# eos utility install without CD?



## dlleno (Apr 17, 2018)

hi all I'm out to transfer to a new computer and unfortunately don't have the original CD supplied with my 5d3. am I hosed or is there a way to get the eos utility running on the new puter? last I knew, Canon valued possession of the install CD more than the camera, for validating the rights to install..., o


----------



## beforeEos Camaras (Apr 17, 2018)

dlleno said:


> hi all I'm out to transfer to a new computer and unfortunately don't have the original CD supplied with my 5d3. am I hosed or is there a way to get the eos utility running on the new puter? last I knew, Canon valued possession of the install CD more than the camera, for validating the rights to install..., o




no big issues all you need to do is down load the its direct from the canon site.

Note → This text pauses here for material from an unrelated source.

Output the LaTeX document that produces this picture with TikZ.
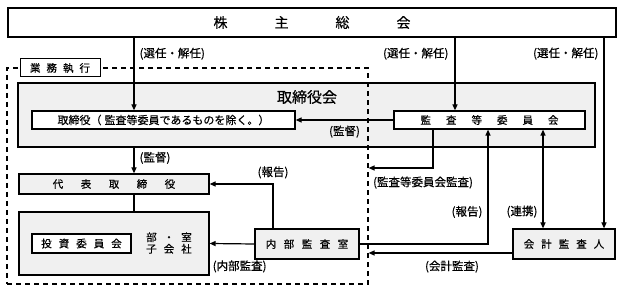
\documentclass[tikz,border=0pt]{standalone}
\usepackage{fontspec}
\newfontfamily\jpfont{Noto Sans CJK JP}[FakeBold=0.4]
\usetikzlibrary{arrows.meta}
\definecolor{boxgray}{RGB}{240,240,240}
\tikzset{
  box/.style={draw, line width=1.2pt, inner sep=0pt, fill=white},
  graybox/.style={box, fill=boxgray},
  conn/.style={line width=1.2pt},
  arr/.style={conn, -{Triangle[length=6pt,width=5pt]}},
  biarr/.style={conn, {Triangle[length=6pt,width=5pt]}-{Triangle[length=6pt,width=5pt]}},
  lbl/.style={font=\jpfont\fontsize{11.5}{13}\selectfont, inner sep=2pt},
}
\begin{document}
\begin{tikzpicture}[x=1pt,y=-1pt,every node/.style={font=\jpfont\fontsize{10.5}{12}\selectfont}]
\useasboundingbox (0,0) rectangle (624,291);
\node[box, line width=1.5pt, minimum width=608, minimum height=29, font=\jpfont\fontsize{14}{16}\selectfont] (soukai) at (312,22.5) {株\hspace{47pt}主\hspace{47pt}総\hspace{47pt}会};
\node[graybox, minimum width=577, minimum height=64] (torikai) at (306.5,115) {};
\node[font=\jpfont\fontsize{15}{17}\selectfont] (torikaititle) at (307,97) {取締役会};
\node[draw, line width=1.1pt, dash pattern=on 5pt off 4pt, minimum width=361, minimum height=216, inner sep=0pt] (gyomu) at (187.5,176) {};
\node[box, line width=1pt, minimum width=80, minimum height=18] (gyomulbl) at (60,68) {業\hspace{6pt}務\hspace{6pt}執\hspace{6pt}行};
\node[box, minimum width=263, minimum height=18, font=\jpfont\fontsize{11}{13}\selectfont] (tori) at (163.5,120) {取締役（\hspace{3pt}監査等委員であるものを除く。）\hspace{6pt}};
\node[box, minimum width=191, minimum height=18] (kansa) at (489.5,120) {監\hspace{15pt}査\hspace{15pt}等\hspace{15pt}委\hspace{15pt}員\hspace{15pt}会\hspace{16pt}};
\node[graybox, minimum width=190, minimum height=20] (daihyo) at (114,184) {代\hspace{17.5pt}表\hspace{17.5pt}取\hspace{17.5pt}締\hspace{17.5pt}役};
\node[graybox, minimum width=190, minimum height=63] (bushitsu) at (114,243.5) {};
\node[box, minimum width=99, minimum height=19] (toushi) at (81.5,243.5) {投\hspace{7pt}資\hspace{7pt}委\hspace{7pt}員\hspace{7pt}会};
\node[align=center, inner sep=0pt, font=\jpfont\fontsize{10.5}{11.6}\selectfont] (butext) at (169,243) {部\hspace{7pt}・\hspace{7pt}室\\子\hspace{7pt}会\hspace{7pt}社};
\node[graybox, minimum width=104, minimum height=30] (naibu) at (307,244) {内\hspace{7.5pt}部\hspace{7.5pt}監\hspace{7.5pt}査\hspace{7.5pt}室};
\node[graybox, minimum width=102, minimum height=30] (kaikei) at (564,244) {会\hspace{7pt}計\hspace{7pt}監\hspace{7pt}査\hspace{7pt}人};
% x / y positions of the connectors
\coordinate (xtori) at (134,0);
\coordinate (xkansa) at (455,0);
\coordinate (xkaikei) at (604,0);
\coordinate (xhoukoku) at (273,0);
\coordinate (xkansasa) at (433,0);
\coordinate (xnaibu) at (488,0);
\coordinate (xrenkei) at (543,0);
\coordinate (ykansasa) at (0,168);
\coordinate (ykaikei) at (0,253);
\draw[arr] (soukai.south -| xtori) -- node[lbl, pos=0.22, right=3pt] {(選任・解任)} (tori.north -| xtori);
\draw[arr] (soukai.south -| xkansa) -- node[lbl, pos=0.22, left=4pt] {(選任・解任)} (kansa.north -| xkansa);
\draw[arr] (soukai.south -| xkaikei) -- node[lbl, pos=0.083, left=3pt] {(選任・解任)} (kaikei.north -| xkaikei);
\draw[arr] (kansa.west) -- node[lbl, below=3pt] {(監督)} (tori.east);
\draw[arr] (torikai.south -| xtori) -- node[lbl, pos=0.4, right=3pt] {(監督)} (daihyo.north -| xtori);
\draw[conn] (daihyo.south -| xtori) -- (bushitsu.north -| xtori);
\draw[arr] (naibu.north -| xhoukoku) |- node[lbl, pos=0.5, above=3pt] {(報告)} (daihyo.east);
\draw[arr] (naibu.west) -- node[lbl, pos=0.33, below=14pt] {(内部監査)} (bushitsu.east);
\draw[arr] (kansa.south -| xkansasa) |- node[lbl, pos=1, below right, xshift=2pt, yshift=-6pt] {(監査等委員会監査)} (gyomu.east |- ykansasa);
\draw[arr] (naibu.east) -| node[lbl, pos=0.64, left=3pt] {(報告)} (kansa.south -| xnaibu);
\draw[biarr] (kansa.south -| xrenkei) -- node[lbl, pos=0.83, left=3pt] {(連携)} (kaikei.north -| xrenkei);
\draw[arr] (kaikei.west |- ykaikei) -- node[lbl, pos=0.42, below=5pt] {(会計監査)} (gyomu.east |- ykaikei);
\end{tikzpicture}
\end{document}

just need the sn of the 5dmk3 had to do that for my wife's computer no cd/dvd drive.

Joe
https://www.usa.canon.com/internet/portal/us/home/support/details/cameras/dslr/eos-5d-mark-iii?tab=drivers


----------



## dlleno (Apr 17, 2018)

sweet thank you for that. I know there are other ways to skin this cat, but I have grown rather fond of the way eos utility downloads from card reader to local disk


----------



## beforeEos Camaras (Apr 17, 2018)

dlleno said:


> sweet thank you for that. I know there are other ways to skin this cat, but I have grown rather fond of the way eos utility downloads from card reader to local disk



your welcome just remember to d/l the full image file not the updater did that first so I been there

Joe


----------